Der größte Vorteil von Pflanzenenergie ist jedoch: kein CO2-Problem, kein Treibhauseffekt ! Die Pflanzen nehmen beim Wachsen nämlich genau soviel CO2 aus der Luft auf, wie beim Verbrennen und Vergasen freigesetzt wird: ein geschlossener CO2-Kreislauf.
Diese Pflanzen brauchen keine Pestizide und nur etwas Dünger im ersten Jahr. Sie werden einmal gepflanzt und wachsen dann immer wieder: jahrzehntelang nachwachsende Energie. Im Vereinten Europa, liegen demnächst etwa 25-30 Millionen Hektar Fläche brach, die nicht mehr zur Nahrungsproduktion gebraucht werden. Eine Fläche von 80000 qkm würde den Energiebedarf der Europäischen Union decken. Mit einen Ertrag von 25-30 Tonnen Trockenbiomasse pro Hektar kann genau soviel Energie erzeugt werden wie von 10000-14000 Litern Erdöl. Das bedeutet Jahr für Jahr über 10000 Liter Öl pro Hektar - automatisch nachwachsend-, eine niemals versiegende Energiequelle.

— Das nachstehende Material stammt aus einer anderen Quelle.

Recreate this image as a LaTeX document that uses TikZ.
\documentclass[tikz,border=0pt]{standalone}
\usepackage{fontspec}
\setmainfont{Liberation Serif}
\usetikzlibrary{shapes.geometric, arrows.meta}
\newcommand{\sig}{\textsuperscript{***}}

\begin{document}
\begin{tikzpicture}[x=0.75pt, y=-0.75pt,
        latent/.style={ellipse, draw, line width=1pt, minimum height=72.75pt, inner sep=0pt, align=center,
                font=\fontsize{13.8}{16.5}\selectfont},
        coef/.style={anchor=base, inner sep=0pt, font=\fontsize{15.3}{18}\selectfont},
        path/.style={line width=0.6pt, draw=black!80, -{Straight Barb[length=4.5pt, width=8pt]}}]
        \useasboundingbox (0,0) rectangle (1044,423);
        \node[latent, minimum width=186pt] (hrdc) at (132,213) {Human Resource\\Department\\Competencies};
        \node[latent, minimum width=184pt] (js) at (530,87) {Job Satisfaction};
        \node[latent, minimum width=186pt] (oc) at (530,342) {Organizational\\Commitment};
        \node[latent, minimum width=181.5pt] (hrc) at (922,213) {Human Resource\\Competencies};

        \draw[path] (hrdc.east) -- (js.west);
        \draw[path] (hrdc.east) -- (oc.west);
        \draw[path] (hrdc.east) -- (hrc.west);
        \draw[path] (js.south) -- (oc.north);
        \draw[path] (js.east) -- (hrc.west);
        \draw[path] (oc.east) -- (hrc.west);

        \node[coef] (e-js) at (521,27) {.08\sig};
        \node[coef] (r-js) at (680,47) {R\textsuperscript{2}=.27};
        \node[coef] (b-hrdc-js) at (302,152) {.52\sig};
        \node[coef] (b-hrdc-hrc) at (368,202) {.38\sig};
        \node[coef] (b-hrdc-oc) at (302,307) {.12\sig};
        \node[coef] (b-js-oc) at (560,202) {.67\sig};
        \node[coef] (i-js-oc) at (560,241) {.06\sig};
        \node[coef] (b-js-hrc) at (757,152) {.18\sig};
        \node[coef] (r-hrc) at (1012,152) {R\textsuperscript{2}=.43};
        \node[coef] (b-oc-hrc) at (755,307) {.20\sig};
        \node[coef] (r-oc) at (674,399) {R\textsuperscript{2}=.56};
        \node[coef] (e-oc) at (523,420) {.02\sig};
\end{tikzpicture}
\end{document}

Eine Modellrechnung besagt: Wenn ein Dorf von 1000 Einwohnern 10 Bauern jeweils 15 Hektar Schilfgras anbauen, dann kann damit das gesamte Dorf mit Strom und Wärme versorgt werden. Nach der Ernte kann man Schilfgras maschinell leicht zu Staub zerkleinern. Über eine Turbine kann dann Strom und Wärme erzeugt werden. Aus dem Pflanzenstaub kann aber auch Treibstoff für Autos gewonnen werden. Ja sogar für Karosserieteile der Autos oder für zementgebundene Faserplatten beim Bau von Häusern kann das Material verwendet werden. Schon 1991 machte der Einsatz von Biomasse in Dänemark 5% des gesamten Energieverbrauchs aus, in den österreichischen Bundesländern Kärnten und Steiermark bereits 15%, in Schweden ebenfalls 15% und in Finnland gar 20%.
Es wäre theoretisch denkbar, den gesamten Energiebedarf der Menschheit aus den Biomassen zu decken; aber dies ist wiederum wegen den anderen Sonnenenergieträger nicht notwendig.